▶ [To do]: Identify all lines of the data containing the string "this" and copy them.

Part of a data file
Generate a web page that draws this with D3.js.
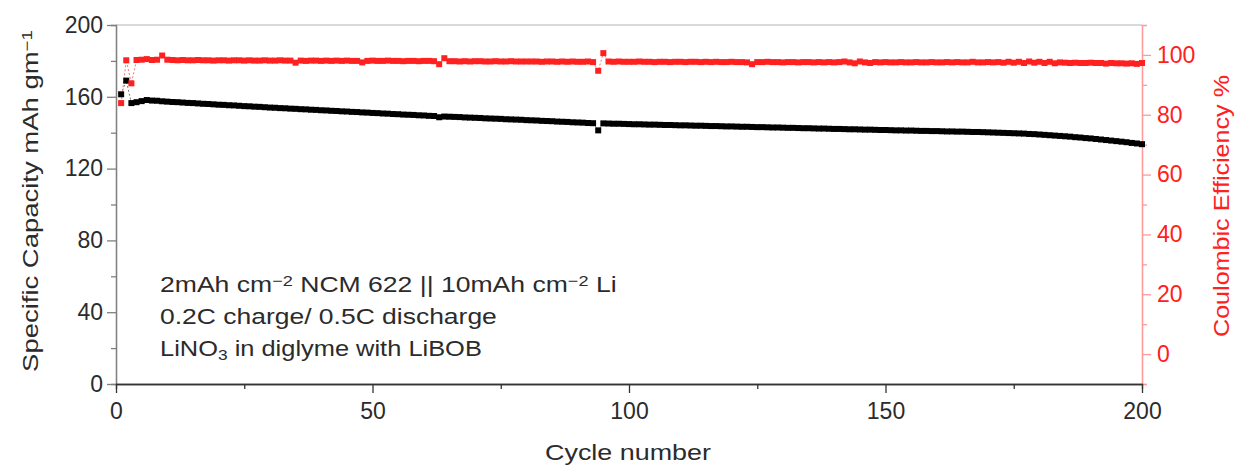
<!DOCTYPE html>
<html>
<head>
<meta charset="utf-8">
<script src="https://cdn.jsdelivr.net/npm/d3@7"></script>
<style>
    body { margin: 0; background: #fff; }
    svg { display: block; font-family: Arial, "Liberation Sans", sans-serif; }
</style>
</head>
<body>
<svg id="chart" width="1236" height="466"></svg>
<script>
/**
 * Data.
 */
const capacity = [
    161.4, 169.0, 156.5, 157.0, 157.6, 158.2, 157.9, 157.8, 157.5, 157.3,
    157.1, 157.0, 156.8, 156.6, 156.5, 156.3, 156.1, 156.0, 155.8, 155.6,
    155.5, 155.3, 155.2, 155.0, 154.8, 154.7, 154.5, 154.4, 154.2, 154.0,
    153.9, 153.7, 153.6, 153.4, 153.3, 153.1, 153.0, 152.8, 152.7, 152.5,
    152.4, 152.2, 152.1, 151.9, 151.8, 151.6, 151.5, 151.3, 151.2, 151.0,
    150.9, 150.7, 150.6, 150.4, 150.3, 150.1, 150.0, 149.9, 149.7, 149.6,
    149.4, 149.3, 148.6, 149.0, 148.9, 148.8, 148.7, 148.5, 148.4, 148.3,
    148.2, 148.0, 147.9, 147.8, 147.7, 147.5, 147.4, 147.3, 147.2, 147.0,
    146.9, 146.8, 146.6, 146.5, 146.4, 146.2, 146.1, 146.0, 145.8, 145.7,
    145.6, 145.4, 145.3, 141.3, 145.2, 145.1, 145.0, 145.0, 144.9, 144.8,
    144.7, 144.7, 144.6, 144.5, 144.5, 144.4, 144.3, 144.3, 144.2, 144.1,
    144.1, 144.0, 143.9, 143.9, 143.8, 143.7, 143.7, 143.6, 143.5, 143.5,
    143.4, 143.3, 143.3, 143.2, 143.1, 143.1, 143.0, 142.9, 142.9, 142.8,
    142.7, 142.7, 142.6, 142.5, 142.5, 142.4, 142.3, 142.3, 142.2, 142.1,
    142.1, 142.0, 141.9, 141.9, 141.8, 141.7, 141.7, 141.6, 141.5, 141.5,
    141.4, 141.3, 141.3, 141.2, 141.2, 141.1, 141.0, 141.0, 140.9, 140.9,
    140.8, 140.7, 140.7, 140.6, 140.6, 140.5, 140.4, 140.4, 140.3, 140.2,
    140.1, 140.0, 139.9, 139.8, 139.7, 139.6, 139.5, 139.3, 139.2, 139.0,
    138.8, 138.6, 138.4, 138.2, 138.0, 137.8, 137.5, 137.3, 137.0, 136.8,
    136.5, 136.2, 135.9, 135.6, 135.3, 135.0, 134.7, 134.3, 134.0, 133.6
];

const efficiency = [
    83.9, 98.2, 90.5, 98.3, 98.4, 98.6, 98.3, 98.4, 99.8, 98.4,
    98.3, 98.2, 98.3, 98.2, 98.2, 98.3, 98.2, 98.2, 98.1, 98.2,
    98.2, 98.1, 98.2, 98.2, 98.1, 98.2, 98.1, 98.1, 98.2, 98.1,
    98.1, 98.2, 98.1, 98.1, 97.4, 98.1, 98.0, 98.1, 98.1, 98.0,
    98.1, 98.0, 98.1, 98.0, 98.1, 98.0, 98.0, 97.5, 98.0, 98.1,
    98.0, 98.0, 98.1, 98.0, 98.0, 97.9, 98.0, 98.0, 97.9, 98.0,
    98.0, 97.9, 96.9, 98.9, 97.9, 97.9, 97.8, 97.9, 97.8, 97.9,
    97.9, 97.8, 97.8, 97.9, 97.8, 97.8, 97.9, 97.8, 97.8, 97.8,
    97.8, 97.8, 97.7, 97.8, 97.8, 97.7, 97.8, 97.7, 97.8, 97.7,
    97.7, 97.8, 97.6, 94.7, 100.6, 97.8, 97.7, 97.8, 97.7, 97.7,
    97.7, 97.8, 97.7, 97.7, 97.6, 97.7, 97.7, 97.6, 97.7, 97.7,
    97.6, 97.7, 97.7, 97.6, 97.7, 97.6, 97.7, 97.6, 97.6, 97.7,
    97.6, 97.6, 97.5, 96.9, 97.6, 97.6, 97.7, 97.6, 97.6, 97.5,
    97.6, 97.6, 97.5, 97.6, 97.6, 97.5, 97.6, 97.5, 97.6, 97.5,
    97.6, 97.8, 97.5, 97.2, 97.8, 97.5, 97.3, 97.6, 97.5, 97.6,
    97.5, 97.5, 97.6, 97.5, 97.5, 97.6, 97.5, 97.5, 97.6, 97.5,
    97.5, 97.6, 97.5, 97.6, 97.5, 97.5, 97.7, 97.5, 97.5, 97.6,
    97.5, 97.6, 97.4, 97.7, 97.4, 97.7, 97.3, 97.8, 97.4, 97.7,
    97.3, 97.7, 97.2, 97.5, 97.4, 97.3, 97.4, 97.3, 97.3, 97.4,
    97.3, 97.3, 97.1, 97.3, 97.2, 97.2, 97.1, 97.2, 97.0, 97.3
];

const xTicks = [0, 50, 100, 150, 200],
    xMinorTicks = [25, 75, 125, 175],
    leftTicks = [0, 40, 80, 120, 160, 200],
    leftMinorTicks = [20, 60, 100, 140, 180],
    rightTicks = [0, 20, 40, 60, 80, 100],
    rightMinorTicks = [-10, 10, 30, 50, 70, 90];

/**
 * Visual configs.
 */
const margin = { top: 25, right: 94, bottom: 82, left: 116 },
    visWidth = 1236, visHeight = 466,
    width = visWidth - margin.left - margin.right,
    height = visHeight - margin.top - margin.bottom,
    markerSize = 6,
    red = '#ff2020',
    textColor = '#2b2b2b';

const svg = d3.select('#chart');
const g = svg.append('g').attr('transform', 'translate(' + margin.left + ',' + margin.top + ')');

/**
 * Scales.
 */
const xScale = d3.scaleLinear().domain([0, 200]).range([0, width]),
    yLeft = d3.scaleLinear().domain([0, 200]).range([height, 0]),
    yRight = d3.scaleLinear().domain([-10, 110]).range([height, 0]);

// Top frame line
g.append('line')
    .attr('x1', 0).attr('x2', width).attr('y1', 0).attr('y2', 0)
    .attr('stroke', '#b4b4b4').attr('stroke-width', 1);

/**
 * Axes.
 */
function styleAxis(sel, lineColor, textFill) {
    sel.select('.domain').attr('stroke', lineColor).attr('stroke-width', 1.3);
    sel.selectAll('.tick line').attr('stroke', lineColor).attr('stroke-width', 1.3);
    sel.selectAll('.tick text')
        .attr('fill', textFill)
        .style('font-size', '23px');
}

// Left
g.append('g')
    .call(d3.axisLeft(yLeft).tickValues(leftMinorTicks).tickSize(5).tickFormat(''))
    .call(s => styleAxis(s, '#808080', textColor));
g.append('g')
    .call(d3.axisLeft(yLeft).tickValues(leftTicks).tickSize(9).tickSizeOuter(0).tickPadding(4))
    .call(s => styleAxis(s, '#808080', textColor));

// Right
g.append('g')
    .attr('transform', 'translate(' + width + ',0)')
    .call(d3.axisRight(yRight).tickValues(rightMinorTicks).tickSize(5).tickFormat(''))
    .call(s => styleAxis(s, '#ff9a9a', red));
g.append('g')
    .attr('transform', 'translate(' + width + ',0)')
    .call(d3.axisRight(yRight).tickValues(rightTicks).tickSize(9).tickSizeOuter(0).tickPadding(6))
    .call(s => styleAxis(s, '#ff9a9a', red));

// Bottom
g.append('g')
    .attr('transform', 'translate(0,' + height + ')')
    .call(d3.axisBottom(xScale).tickValues(xMinorTicks).tickSize(5).tickFormat(''))
    .call(s => styleAxis(s, '#333', textColor));
g.append('g')
    .attr('transform', 'translate(0,' + height + ')')
    .call(d3.axisBottom(xScale).tickValues(xTicks).tickSize(9).tickSizeOuter(0).tickPadding(10))
    .call(s => styleAxis(s, '#333', textColor));

/**
 * Series.
 */
const capData = capacity.map((v, i) => ({ cycle: i + 1, value: v })),
    ceData = efficiency.map((v, i) => ({ cycle: i + 1, value: v }));

const capLine = d3.line().x(d => xScale(d.cycle)).y(d => yLeft(d.value)),
    ceLine = d3.line().x(d => xScale(d.cycle)).y(d => yRight(d.value));

g.append('path').datum(capData)
    .attr('d', capLine)
    .attr('fill', 'none').attr('stroke', '#777').attr('stroke-width', 1)
    .attr('stroke-dasharray', '2,2');

g.append('path').datum(ceData)
    .attr('d', ceLine)
    .attr('fill', 'none').attr('stroke', '#ff7070').attr('stroke-width', 1)
    .attr('stroke-dasharray', '2,2');

g.append('g').selectAll('rect').data(capData).join('rect')
    .attr('x', d => xScale(d.cycle) - markerSize / 2)
    .attr('y', d => yLeft(d.value) - markerSize / 2)
    .attr('width', markerSize).attr('height', markerSize)
    .attr('fill', '#000');

g.append('g').selectAll('rect').data(ceData).join('rect')
    .attr('x', d => xScale(d.cycle) - markerSize / 2)
    .attr('y', d => yRight(d.value) - markerSize / 2)
    .attr('width', markerSize).attr('height', markerSize)
    .attr('fill', red);

/**
 * Titles. The reference lettering is wider than Arial, so each text is
 * stretched horizontally to the length measured on the picture.
 */
function place(text, x, y, len, rotate) {
    const natural = text.node().getComputedTextLength();
    const sx = len / natural;
    text.attr('transform', 'translate(' + x + ',' + y + ')' +
        (rotate ? ' rotate(' + rotate + ')' : '') + ' scale(' + sx + ',1)');
}

const leftTitle = svg.append('text')
    .attr('text-anchor', 'middle')
    .attr('fill', textColor)
    .style('font-size', '22px')
    .text('Specific Capacity mAh gm');
leftTitle.append('tspan').attr('baseline-shift', '40%').style('font-size', '15px').text('\u22121');
place(leftTitle, 38, 201, 342, -90);

const rightTitle = svg.append('text')
    .attr('text-anchor', 'middle')
    .attr('fill', red)
    .style('font-size', '22px')
    .text('Coulombic Efficiency %');
place(rightTitle, 1229, 206, 262, -90);

const xTitle = svg.append('text')
    .attr('text-anchor', 'middle')
    .attr('fill', textColor)
    .style('font-size', '22px')
    .text('Cycle number');
place(xTitle, 628, 460, 166);

/**
 * Annotation.
 */
const note = svg.append('g').attr('fill', textColor).style('font-size', '22px');
const line1 = note.append('text');
line1.append('tspan').text('2mAh cm');
line1.append('tspan').attr('baseline-shift', '40%').style('font-size', '15px').text('\u22122');
line1.append('tspan').text(' NCM 622 || 10mAh cm');
line1.append('tspan').attr('baseline-shift', '40%').style('font-size', '15px').text('\u22122');
line1.append('tspan').text(' Li');
place(line1, 160, 292, 457);

const line2 = note.append('text').text('0.2C charge/ 0.5C discharge');
place(line2, 160, 324, 337);

const line3 = note.append('text');
line3.append('tspan').text('LiNO');
line3.append('tspan').attr('baseline-shift', '-25%').style('font-size', '15px').text('3');
line3.append('tspan').text(' in diglyme with LiBOB');
place(line3, 160, 356, 322);
</script>
</body>
</html>
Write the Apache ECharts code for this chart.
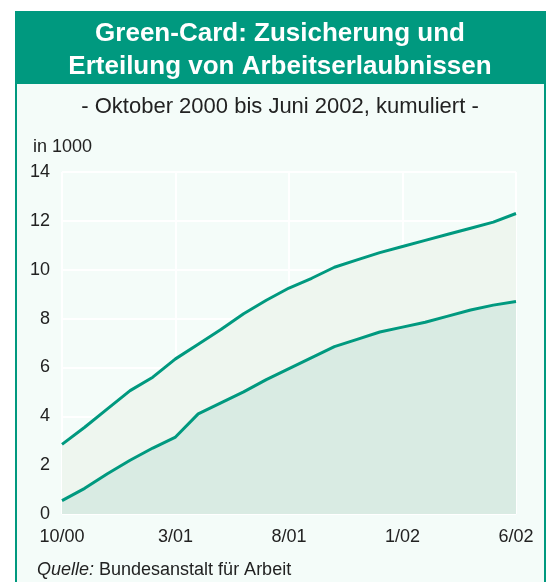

▶ [Answer for the task]:
Generate a web page that draws this with D3.js.
Write the Apache ECharts code for this chart.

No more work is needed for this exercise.